───── RECORDS SUPPLIED
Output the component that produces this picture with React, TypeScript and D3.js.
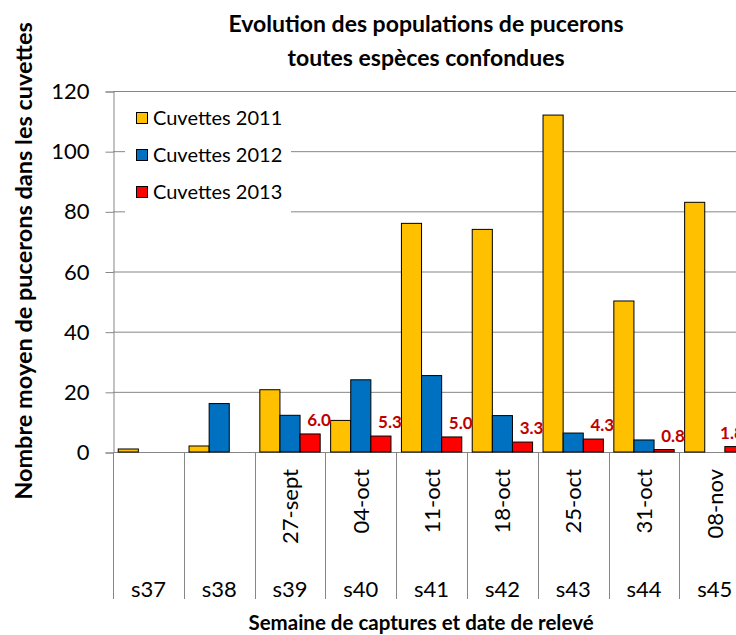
import { useEffect, useRef } from "react";
import * as d3 from "d3";

// ── Data ──────────────────────────────────────────────────────────────────────

const WEEKS = ["s37", "s38", "s39", "s40", "s41", "s42", "s43", "s44", "s45"];
const DATES = ["", "", "27-sept", "04-oct", "11-oct", "18-oct", "25-oct", "31-oct", "08-nov"];

const VALUES_2011: (number | null)[] = [1, 2, 20.7, 10.5, 76, 74, 112, 50.2, 83];
const VALUES_2012: (number | null)[] = [null, 16.1, 12.2, 24, 25.4, 12.1, 6.3, 4, null];
const VALUES_2013: (number | null)[] = [null, null, 6.0, 5.3, 5.0, 3.3, 4.3, 0.8, 1.8];

const SERIES_NAMES = ["Cuvettes 2011", "Cuvettes 2012", "Cuvettes 2013"];
const Y_TICKS = [0, 20, 40, 60, 80, 100, 120];

// ── Config ────────────────────────────────────────────────────────────────────

const W = 736;
const H = 635;
const COLORS = ["#FFC000", "#0070C0", "#FF0000"];
const LABEL_COLOR = "#C00000";
const GRID = "#868686";
const FONT = "Lato, 'Open Sans', sans-serif";

const PLOT = { left: 113, top: 91, bottom: 452, bandWidth: 70.8 };

// ── Component ─────────────────────────────────────────────────────────────────

const App = () => {
  const svgRef = useRef<SVGSVGElement>(null);

  useEffect(() => {
    document.body.style.margin = "0";
    if (!svgRef.current) return;
    const svg = d3.select(svgRef.current);
    svg.selectAll("*").remove();

    const right = PLOT.left + PLOT.bandWidth * WEEKS.length;

    const x = d3.scaleBand<string>()
      .domain(WEEKS)
      .range([PLOT.left, right])
      .paddingInner(0)
      .paddingOuter(0);

    const inner = d3.scaleBand<string>()
      .domain(SERIES_NAMES)
      .range([0, x.bandwidth()])
      .paddingOuter(0.26)
      .paddingInner(0);

    const y = d3.scaleLinear().domain([0, 120]).range([PLOT.bottom, PLOT.top]);

    // Grid lines
    svg.append("g")
      .selectAll("line")
      .data(Y_TICKS.filter((t) => t > 0))
      .join("line")
      .attr("x1", PLOT.left)
      .attr("x2", right)
      .attr("y1", (d) => y(d) + 0.5)
      .attr("y2", (d) => y(d) + 0.5)
      .attr("stroke", GRID)
      .attr("stroke-width", 1);

    // Y axis
    const yAxis = svg.append("g")
      .attr("transform", `translate(${PLOT.left + 0.5},0.5)`)
      .call(d3.axisLeft(y).tickValues(Y_TICKS).tickSize(8).tickPadding(16));
    yAxis.select(".domain").attr("stroke", GRID);
    yAxis.selectAll(".tick line").attr("stroke", GRID);
    yAxis.selectAll("text")
      .attr("font-family", FONT)
      .attr("font-size", "22px")
      .attr("fill", "#000");

    // Category axis: band boundaries extend down
    const bounds = WEEKS.map((w) => x(w) as number).concat([right]);
    svg.append("g")
      .selectAll("line")
      .data(bounds)
      .join("line")
      .attr("x1", (d) => Math.round(d) + 0.5)
      .attr("x2", (d) => Math.round(d) + 0.5)
      .attr("y1", PLOT.bottom)
      .attr("y2", 599)
      .attr("stroke", GRID);

    svg.append("line")
      .attr("x1", PLOT.left)
      .attr("x2", right)
      .attr("y1", PLOT.bottom + 0.5)
      .attr("y2", PLOT.bottom + 0.5)
      .attr("stroke", GRID);

    // Bars
    const allSeries = [VALUES_2011, VALUES_2012, VALUES_2013];
    allSeries.forEach((vals, si) => {
      const name = SERIES_NAMES[si];
      svg.append("g")
        .selectAll("rect")
        .data(WEEKS.map((w, i) => ({ w, v: vals[i] })).filter((d) => d.v != null && (d.v as number) > 0))
        .join("rect")
        .attr("x", (d) => (x(d.w) as number) + (inner(name) as number))
        .attr("y", (d) => y(d.v as number))
        .attr("width", inner.bandwidth())
        .attr("height", (d) => PLOT.bottom - y(d.v as number))
        .attr("fill", COLORS[si])
        .attr("stroke", "#000")
        .attr("stroke-width", 1);
    });

    // Data labels for 2013 (pulled back at the right edge like the original)
    svg.append("g")
      .selectAll("text")
      .data(WEEKS.map((w, i) => ({ w, v: VALUES_2013[i] })).filter((d) => d.v != null))
      .join("text")
      .attr("x", (d) => Math.min(
        (x(d.w) as number) + (inner(SERIES_NAMES[2]) as number) + inner.bandwidth() / 2 + 9,
        W - 4
      ))
      .attr("y", (d) => y(d.v as number) - 8)
      .attr("text-anchor", "middle")
      .attr("font-family", FONT)
      .attr("font-weight", "bold")
      .attr("font-size", "17px")
      .attr("fill", LABEL_COLOR)
      .text((d) => (d.v as number).toFixed(1));

    // Category labels
    svg.append("g")
      .selectAll("text")
      .data(WEEKS)
      .join("text")
      .attr("x", (d) => (x(d) as number) + x.bandwidth() / 2)
      .attr("y", 597)
      .attr("text-anchor", "middle")
      .attr("font-family", FONT)
      .attr("font-size", "22px")
      .attr("fill", "#000")
      .text((d) => d);

    svg.append("g")
      .selectAll("text")
      .data(WEEKS.map((w, i) => ({ w, d: DATES[i] })).filter((d) => d.d))
      .join("text")
      .attr("transform", (d) => `translate(${(x(d.w) as number) + x.bandwidth() / 2 + 8},469) rotate(-90)`)
      .attr("text-anchor", "end")
      .attr("font-family", FONT)
      .attr("font-size", "22px")
      .attr("fill", "#000")
      .text((d) => d.d);

    // Legend
    const legend = svg.append("g");
    legend.append("rect")
      .attr("x", 125).attr("y", 98).attr("width", 166).attr("height", 116)
      .attr("fill", "#fff");
    SERIES_NAMES.forEach((name, i) => {
      const cy = 118 + i * 37;
      legend.append("rect")
        .attr("x", 136.5).attr("y", cy - 5.5).attr("width", 11).attr("height", 11)
        .attr("fill", COLORS[i]).attr("stroke", "#000");
      legend.append("text")
        .attr("x", 153).attr("y", cy + 7)
        .attr("font-family", FONT)
        .attr("font-size", "20px")
        .attr("fill", "#000")
        .text(name);
    });

    // Titles
    const title = svg.append("text")
      .attr("text-anchor", "middle")
      .attr("font-family", FONT)
      .attr("font-weight", "bold")
      .attr("font-size", "23px")
      .attr("fill", "#000");
    title.append("tspan").attr("x", 426).attr("y", 32).text("Evolution des populations de pucerons");
    title.append("tspan").attr("x", 426).attr("y", 66).text("toutes espèces confondues");

    svg.append("text")
      .attr("x", 421).attr("y", 630)
      .attr("text-anchor", "middle")
      .attr("font-family", FONT)
      .attr("font-weight", "bold")
      .attr("font-size", "20.5px")
      .attr("fill", "#000")
      .text("Semaine de captures et date de relevé");

    svg.append("text")
      .attr("transform", "translate(32,261) rotate(-90)")
      .attr("text-anchor", "middle")
      .attr("font-family", FONT)
      .attr("font-weight", "bold")
      .attr("font-size", "23.5px")
      .attr("fill", "#000")
      .text("Nombre moyen de pucerons dans les cuvettes");
  }, []);

  return <svg ref={svgRef} width={W} height={H} style={{ display: "block", background: "#fff" }} />;
};

export default App;
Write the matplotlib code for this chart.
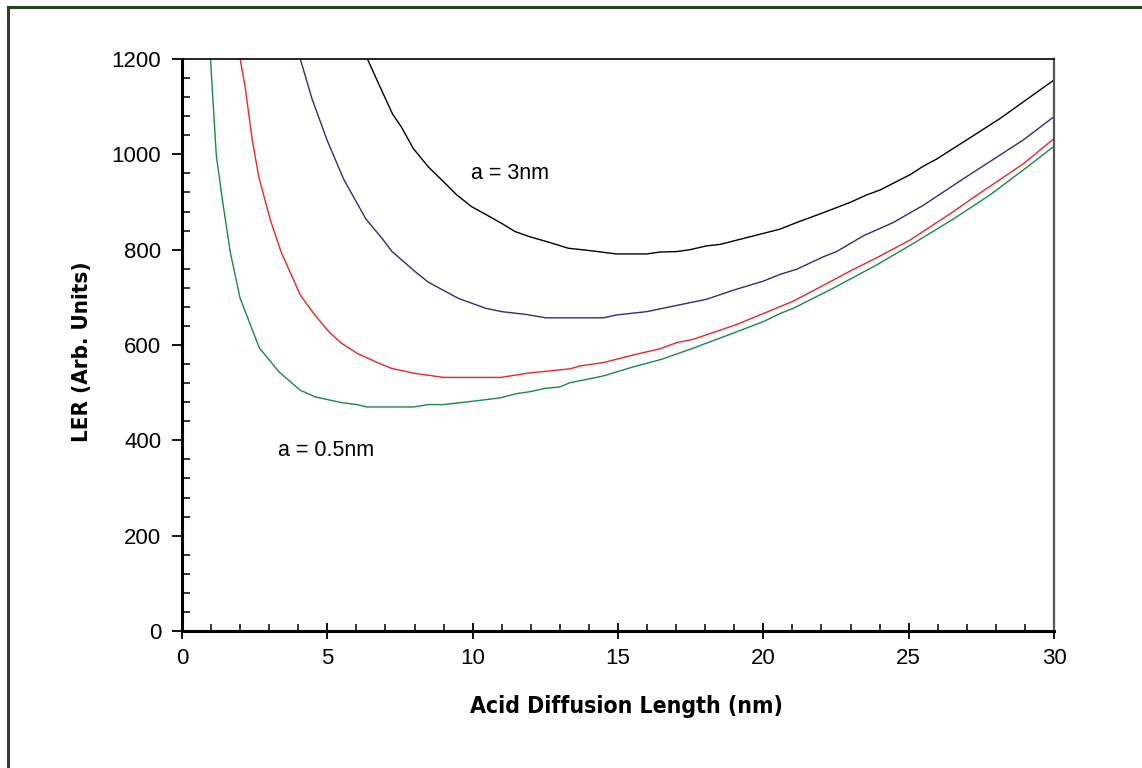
──────────
Omit the pictures, then output the rest of the listing exactly.

WRITTEN ANSWER:
Output the component that produces this picture with React, TypeScript and D3.js.
import { useEffect, useRef } from "react";
import * as d3 from "d3";

// ── Data ──────────────────────────────────────────────────────────────────────

const WEEKS = ["s37", "s38", "s39", "s40", "s41", "s42", "s43", "s44", "s45"];
const DATES = ["", "", "27-sept", "04-oct", "11-oct", "18-oct", "25-oct", "31-oct", "08-nov"];

const VALUES_2011: (number | null)[] = [1, 2, 20.7, 10.5, 76, 74, 112, 50.2, 83];
const VALUES_2012: (number | null)[] = [null, 16.1, 12.2, 24, 25.4, 12.1, 6.3, 4, null];
const VALUES_2013: (number | null)[] = [null, null, 6.0, 5.3, 5.0, 3.3, 4.3, 0.8, 1.8];

const SERIES_NAMES = ["Cuvettes 2011", "Cuvettes 2012", "Cuvettes 2013"];
const Y_TICKS = [0, 20, 40, 60, 80, 100, 120];

// ── Config ────────────────────────────────────────────────────────────────────

const W = 736;
const H = 635;
const COLORS = ["#FFC000", "#0070C0", "#FF0000"];
const LABEL_COLOR = "#C00000";
const GRID = "#868686";
const FONT = "Lato, 'Open Sans', sans-serif";

const PLOT = { left: 113, top: 91, bottom: 452, bandWidth: 70.8 };

// ── Component ─────────────────────────────────────────────────────────────────

const App = () => {
  const svgRef = useRef<SVGSVGElement>(null);

  useEffect(() => {
    document.body.style.margin = "0";
    if (!svgRef.current) return;
    const svg = d3.select(svgRef.current);
    svg.selectAll("*").remove();

    const right = PLOT.left + PLOT.bandWidth * WEEKS.length;

    const x = d3.scaleBand<string>()
      .domain(WEEKS)
      .range([PLOT.left, right])
      .paddingInner(0)
      .paddingOuter(0);

    const inner = d3.scaleBand<string>()
      .domain(SERIES_NAMES)
      .range([0, x.bandwidth()])
      .paddingOuter(0.26)
      .paddingInner(0);

    const y = d3.scaleLinear().domain([0, 120]).range([PLOT.bottom, PLOT.top]);

    // Grid lines
    svg.append("g")
      .selectAll("line")
      .data(Y_TICKS.filter((t) => t > 0))
      .join("line")
      .attr("x1", PLOT.left)
      .attr("x2", right)
      .attr("y1", (d) => y(d) + 0.5)
      .attr("y2", (d) => y(d) + 0.5)
      .attr("stroke", GRID)
      .attr("stroke-width", 1);

    // Y axis
    const yAxis = svg.append("g")
      .attr("transform", `translate(${PLOT.left + 0.5},0.5)`)
      .call(d3.axisLeft(y).tickValues(Y_TICKS).tickSize(8).tickPadding(16));
    yAxis.select(".domain").attr("stroke", GRID);
    yAxis.selectAll(".tick line").attr("stroke", GRID);
    yAxis.selectAll("text")
      .attr("font-family", FONT)
      .attr("font-size", "22px")
      .attr("fill", "#000");

    // Category axis: band boundaries extend down
    const bounds = WEEKS.map((w) => x(w) as number).concat([right]);
    svg.append("g")
      .selectAll("line")
      .data(bounds)
      .join("line")
      .attr("x1", (d) => Math.round(d) + 0.5)
      .attr("x2", (d) => Math.round(d) + 0.5)
      .attr("y1", PLOT.bottom)
      .attr("y2", 599)
      .attr("stroke", GRID);

    svg.append("line")
      .attr("x1", PLOT.left)
      .attr("x2", right)
      .attr("y1", PLOT.bottom + 0.5)
      .attr("y2", PLOT.bottom + 0.5)
      .attr("stroke", GRID);

    // Bars
    const allSeries = [VALUES_2011, VALUES_2012, VALUES_2013];
    allSeries.forEach((vals, si) => {
      const name = SERIES_NAMES[si];
      svg.append("g")
        .selectAll("rect")
        .data(WEEKS.map((w, i) => ({ w, v: vals[i] })).filter((d) => d.v != null && (d.v as number) > 0))
        .join("rect")
        .attr("x", (d) => (x(d.w) as number) + (inner(name) as number))
        .attr("y", (d) => y(d.v as number))
        .attr("width", inner.bandwidth())
        .attr("height", (d) => PLOT.bottom - y(d.v as number))
        .attr("fill", COLORS[si])
        .attr("stroke", "#000")
        .attr("stroke-width", 1);
    });

    // Data labels for 2013 (pulled back at the right edge like the original)
    svg.append("g")
      .selectAll("text")
      .data(WEEKS.map((w, i) => ({ w, v: VALUES_2013[i] })).filter((d) => d.v != null))
      .join("text")
      .attr("x", (d) => Math.min(
        (x(d.w) as number) + (inner(SERIES_NAMES[2]) as number) + inner.bandwidth() / 2 + 9,
        W - 4
      ))
      .attr("y", (d) => y(d.v as number) - 8)
      .attr("text-anchor", "middle")
      .attr("font-family", FONT)
      .attr("font-weight", "bold")
      .attr("font-size", "17px")
      .attr("fill", LABEL_COLOR)
      .text((d) => (d.v as number).toFixed(1));

    // Category labels
    svg.append("g")
      .selectAll("text")
      .data(WEEKS)
      .join("text")
      .attr("x", (d) => (x(d) as number) + x.bandwidth() / 2)
      .attr("y", 597)
      .attr("text-anchor", "middle")
      .attr("font-family", FONT)
      .attr("font-size", "22px")
      .attr("fill", "#000")
      .text((d) => d);

    svg.append("g")
      .selectAll("text")
      .data(WEEKS.map((w, i) => ({ w, d: DATES[i] })).filter((d) => d.d))
      .join("text")
      .attr("transform", (d) => `translate(${(x(d.w) as number) + x.bandwidth() / 2 + 8},469) rotate(-90)`)
      .attr("text-anchor", "end")
      .attr("font-family", FONT)
      .attr("font-size", "22px")
      .attr("fill", "#000")
      .text((d) => d.d);

    // Legend
    const legend = svg.append("g");
    legend.append("rect")
      .attr("x", 125).attr("y", 98).attr("width", 166).attr("height", 116)
      .attr("fill", "#fff");
    SERIES_NAMES.forEach((name, i) => {
      const cy = 118 + i * 37;
      legend.append("rect")
        .attr("x", 136.5).attr("y", cy - 5.5).attr("width", 11).attr("height", 11)
        .attr("fill", COLORS[i]).attr("stroke", "#000");
      legend.append("text")
        .attr("x", 153).attr("y", cy + 7)
        .attr("font-family", FONT)
        .attr("font-size", "20px")
        .attr("fill", "#000")
        .text(name);
    });

    // Titles
    const title = svg.append("text")
      .attr("text-anchor", "middle")
      .attr("font-family", FONT)
      .attr("font-weight", "bold")
      .attr("font-size", "23px")
      .attr("fill", "#000");
    title.append("tspan").attr("x", 426).attr("y", 32).text("Evolution des populations de pucerons");
    title.append("tspan").attr("x", 426).attr("y", 66).text("toutes espèces confondues");

    svg.append("text")
      .attr("x", 421).attr("y", 630)
      .attr("text-anchor", "middle")
      .attr("font-family", FONT)
      .attr("font-weight", "bold")
      .attr("font-size", "20.5px")
      .attr("fill", "#000")
      .text("Semaine de captures et date de relevé");

    svg.append("text")
      .attr("transform", "translate(32,261) rotate(-90)")
      .attr("text-anchor", "middle")
      .attr("font-family", FONT)
      .attr("font-weight", "bold")
      .attr("font-size", "23.5px")
      .attr("fill", "#000")
      .text("Nombre moyen de pucerons dans les cuvettes");
  }, []);

  return <svg ref={svgRef} width={W} height={H} style={{ display: "block", background: "#fff" }} />;
};

export default App;
Write the matplotlib code for this chart.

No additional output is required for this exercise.